I recently read Kevin McFarthing's excellent essay arguing for the merits of incremental innovation: http://www.innovationfixer.co.uk/content/lets-hear-it-incremental-innovation.While Kevin wasn't arguing against disruptive innovation, he did make a sound argument that (I'll use a sports analogy) a series of "singles" can contribute to scoring runs and putting points up on the business scoreboard...while still contributing positively to customer experience.

He's right, of course. Still, I think it's important to be reminded why disruptive innovations can be of tremendous and even longer lasting business value and should remain an important strategic consideration.

Curious to learn more? Read on, dear friends.

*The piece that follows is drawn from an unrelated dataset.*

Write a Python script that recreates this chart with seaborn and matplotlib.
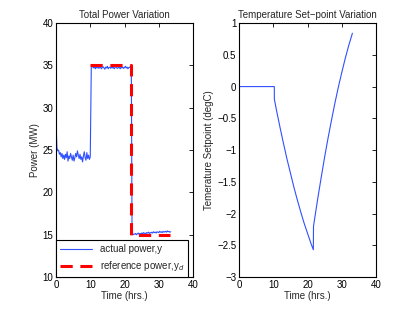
import numpy as np
import pandas as pd
import seaborn as sb
from matplotlib import pyplot as plt

sb.set_style('white')
plt.rcParams['font.family'] = ['Liberation Sans', 'DejaVu Sans']
plt.rcParams.update({'font.size': 7, 'xtick.direction': 'in', 'ytick.direction': 'in',
                     'xtick.top': True, 'ytick.right': True,
                     'xtick.major.size': 3, 'ytick.major.size': 3,
                     'xtick.major.width': 0.6, 'ytick.major.width': 0.6,
                     'axes.linewidth': 0.8, 'axes.edgecolor': 'k'})

# actual power, three segments on a 0.25 h grid
t_low = np.arange(0, 10.01, 0.25)
p_low = [28.5, 25.3, 24.9, 25.0, 24.5, 24.7, 24.2, 24.6, 24.0, 24.4, 23.9, 24.5,
         24.1, 24.8, 23.7, 24.3, 24.0, 24.6, 24.2, 23.8, 24.4, 23.7, 24.1, 24.6,
         24.2, 24.9, 24.4, 24.0, 24.5, 23.9, 24.2, 23.6, 24.3, 24.8, 24.1, 23.8,
         24.7, 24.0, 24.4, 23.9, 24.2]
t_high = np.arange(10.5, 22.01, 0.25)
p_high = [35.0, 34.8, 34.7, 34.85, 34.6, 34.8, 34.7, 34.9, 34.65, 34.75, 34.8, 34.6,
          34.75, 34.85, 34.7, 34.55, 34.8, 34.7, 34.9, 34.6, 34.75, 34.8, 34.65, 34.85,
          34.7, 34.8, 34.6, 34.75, 34.9, 34.7, 34.65, 34.8, 34.75, 34.6, 34.85, 34.7,
          34.8, 34.65, 34.75, 34.9, 34.7, 34.8, 34.6, 34.75, 34.8, 34.7, 34.5]
t_end = np.arange(22.5, 33.51, 0.25)
p_end = [15.0, 15.1, 15.05, 15.15, 15.0, 15.1, 15.2, 15.05, 15.15, 15.1, 15.2, 15.1,
         15.25, 15.15, 15.2, 15.1, 15.25, 15.2, 15.3, 15.15, 15.25, 15.2, 15.3, 15.2,
         15.35, 15.25, 15.3, 15.2, 15.35, 15.3, 15.25, 15.4, 15.3, 15.35, 15.25, 15.4,
         15.3, 15.35, 15.4, 15.3, 15.45, 15.35, 15.4, 15.3, 15.35]
t_jumps = [10.3, 22.2]

time_act = np.concatenate([t_low, [t_jumps[0]], t_high, [t_jumps[1]], t_end])
power_act = np.concatenate([p_low, [34.8], p_high, [15.2], p_end])

time_ref = [10.0, 21.8, 21.8, 33.4]
power_ref = [35.0, 35.0, 15.0, 15.0]

time_sp = [0, 10.3, 10.32, 11, 12, 13, 14, 15, 16, 17, 18, 19, 20, 21, 21.7, 21.75,
           22, 23, 24, 25, 26, 27, 28, 29, 30, 31, 32, 33, 33.1]
setpoint = [0, 0, -0.2, -0.39, -0.65, -0.9, -1.14, -1.36, -1.58, -1.78, -1.97, -2.15,
            -2.31, -2.47, -2.57, -2.2,
            -2.11, -1.76, -1.43, -1.11, -0.81, -0.53, -0.26, -0.01, 0.22, 0.44, 0.64,
            0.82, 0.84]

act = pd.DataFrame({'t': time_act, 'p': power_act})
ref = pd.DataFrame({'t': time_ref, 'p': power_ref})
sp = pd.DataFrame({'t': time_sp, 's': setpoint})

fig = plt.figure(figsize=(4.15, 3.12), dpi=100)
ax1 = fig.add_axes([0.135, 0.112, 0.33, 0.814])
ax2 = fig.add_axes([0.576, 0.112, 0.33, 0.814])

sb.lineplot(data=act, x='t', y='p', ax=ax1, color='#3050ff', lw=0.8,
            estimator=None, sort=False, label='actual power,y')
sb.lineplot(data=ref, x='t', y='p', ax=ax1, color='#ff0000', lw=2.2,
            estimator=None, sort=False, label='reference power,y$_d$', dashes=False)
ax1.lines[-1].set_dashes([4, 2.5])
ax1.set_xlim(0, 40)
ax1.set_ylim(10, 40)
ax1.set_xticks([0, 10, 20, 30, 40])
ax1.set_yticks([10, 15, 20, 25, 30, 35, 40])
ax1.set_xlabel('Time (hrs.)', labelpad=1)
ax1.set_ylabel('Power (MW)', labelpad=2)
ax1.set_title('Total Power Variation', fontsize=7, pad=4)
leg = ax1.legend(loc='lower left', fancybox=False, edgecolor='k', framealpha=1,
                 borderaxespad=0, handlelength=3.3, fontsize=7, labelspacing=0.5)
leg.get_frame().set_linewidth(0.8)

sb.lineplot(data=sp, x='t', y='s', ax=ax2, color='#3050ff', lw=0.8,
            estimator=None, sort=False)
ax2.set_xlim(0, 40)
ax2.set_ylim(-3, 1)
ax2.set_xticks([0, 10, 20, 30, 40])
ax2.set_yticks([-3, -2.5, -2, -1.5, -1, -0.5, 0, 0.5, 1])
ax2.set_yticklabels(['\u22123', '\u22122.5', '\u22122', '\u22121.5', '\u22121', '\u22120.5', '0', '0.5', '1'])
ax2.set_xlabel('Time (hrs.)', labelpad=1)
ax2.set_ylabel('Temerature Setpoint (degC)', labelpad=2)
ax2.set_title('Temperature Set\u2212point Variation', fontsize=7, pad=4)

for ax in (ax1, ax2):
    for s in ax.spines.values():
        s.set_visible(True)
        s.set_color('k')
    ax.tick_params(labelsize=7, pad=2, colors='k')

fig.savefig('out.png', dpi=100)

A Common Sense Argument for Disruptive Innovation

While walking through my neighborhood grocery store, I spied a water flavoring product conspicuously similar to Kraft's Mio product on display under the store's brand. How could this award winning innovation have migrated so quickly to a private brand execution?
 
Walmart's Mio knock-off, one of the first in the market, has been described unflatteringly by some as a blatant case of reverse engineering. Others have since followed. While Kraft has quickly built a reported $200+MM brand behind its Mio platform, I imagine it still must be discouraging for them to have invested substantial resources to develop the product and launch it only to enjoy such a seemingly brief window of exclusivity before knock off artists began to chip away at their market share.  
 
While strong IP can provide developers with some measure of protection, some patents are more easily circumvented than others. The time period between product launch and the appearance of seemingly credible knock off intros is becoming increasingly brief, often within a year. Knock off artists are finding ways to emulate the first mover and to capitalize on the awareness and goodwill they have built during the launch period, even if their quality is somewhat lower.
 
Without commenting upon the technical complexity of Mio's development (I don't have this specific knowledge, and I also accept that it was as much a marketing innovation as a technical one), the execution, in a broad sense at least, strikes me as more vulnerable to competitive technical copying than say, Tide Pods, or Seventh Generation's compostable bottle. I have not observed credible technical knock offs of these two products as yet, which could support an argument that they represent disruptive innovations, which are more challenging to emulate and importantly, have the potential to fundamentally change the competitive playing field. As such, this should also provide these brands with a longer time window in which to reap the harvest of their respective innovation investments.
 
Net, incremental innovation can be smart as part of an overall product and brand strategy. Well executed disruptive innovation often represents a bigger bet for a company, with considerably greater risk, but with the potential for a larger and more sustainable return on investment.